Auch ich musste lernen, diese Lebensart anzunehmen. Der Satz, welcher mir hier am häufigsten von Anfang an begegnet war, ist „non ti preoccupare!”, zu deutsch: „Mach dir keine Sorgen!”. Denn es gibt hier stets für alle Probleme eine Lösung und alles ist nur halb so schlimm, wie man vermutet, so lautet hier stets das Motto. Und tatsächlich sollten die Italiener*innen damit recht behalten und es klappte letztendlich immer alles weitaus problemloser, als ich es vermutet hätte. Im bürokratielastigen Deutschland lassen sich Angelegenheiten nicht immer ganz so einfach regeln, das wissen wir alle… Ein Mittelmaß wäre eventuell angemessen. Was Italiener*innen manchmal vielleicht etwas zu entspannt sehen, sehen wir Deutschen oft zu verkopft. Wenn beide einen Schritt in die entgegengesetzte Richtung machen würden, würde es in Zukunft vielleicht in beiden Ländern besser klappen.

Was auch unbedingt genannt werden muss, wovon sich Deutschland definitiv eine Scheibe abschneiden kann, ist, dass hier die Bahn tatsächlich so gut wie immer pünktlich ist! (An dieser Stelle erübrigt sich wohl ein Kommentar zur Dienstleistung der Deutschen Bahn, denn wir wissen wohl alle, wovon die Rede ist…) Als deutsche*r Staatsbürger*in nur schwer vorstellbar, aber es funktioniert tatsächlich! Die Züge stehen in der Regel sogar bereits mindestens eine Viertelstunde oder länger vor der Abfahrtszeit am Gleis!!! Leider müssen wir uns eingestehen, dass die Nation, die für Pünktlichkeit und Zuverlässigkeit bekannt ist, hier von den Italiener*innen noch lernen kann.

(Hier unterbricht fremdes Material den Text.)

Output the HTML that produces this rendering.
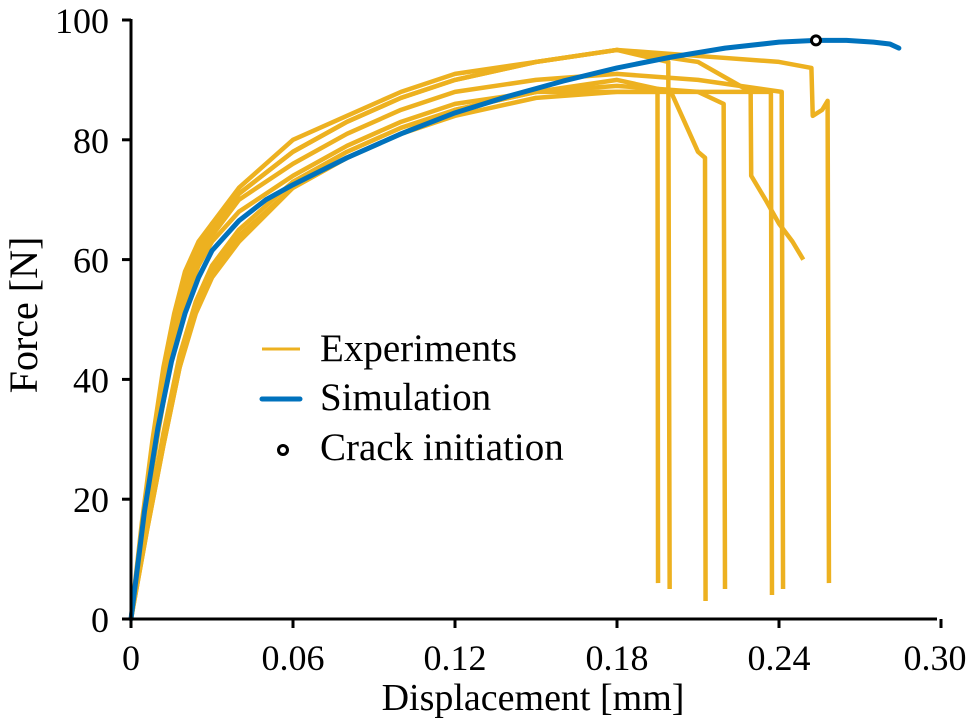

Abschließend möchte ich appellieren die Aperitivo-Kultur, wie sie in Italien besteht, auch in Deutschland einzuführen. Dieses Konzept finde ich perfekt und fehlt uns leider bisher. Es sieht folgendermaßen aus: Getroffen wird sich zwischen fünf und sieben Uhr auf einen Drink und Snacks, welche man kostenlos vom Restaurant dazu erhält, um ein bisschen zu quatschen. Geht man während der genannten Uhrzeit an Restaurants und Bars entlang, sieht man die Leute reihenweise dort mit Aperol Spritz oder Ähnlichem sitzen. Aperitivo ist quasi ein fester Bestandteil des Tages und ist etwas entspannter als ein Abendessen. Die Stimmung am frühen Abend, wenn die Sonne langsam tiefer steht, ist die schönste am Tag.

Bella Italia

Vielleicht habt Ihr nun auch Lust auf Italien bekommen und bei der nächsten Reise fallen Euch vielleicht die ein oder anderen Dinge auf, die ich beobachten konnte. Natürlich will ich damit nicht sagen, dass in Deutschland alles schlecht ist! Vieles funktioniert auch eindeutig besser als im sonnenverwöhnten Italien. Ich halte es allerdings für wichtig, ein offenes Auge für die kleinen Dinge zu haben, die das Leben besonders machen. Wenn wir unsere Einstellung zu einigen Dingen ändern würden, könnte uns vieles eventuell etwas leichter fallen. Auch ich werde versuchen, ein Stück Italien für mich mit nach Deutschland zu nehmen und Ihr nun vielleicht auch! In diesem Sinne: Ciao aus Florenz!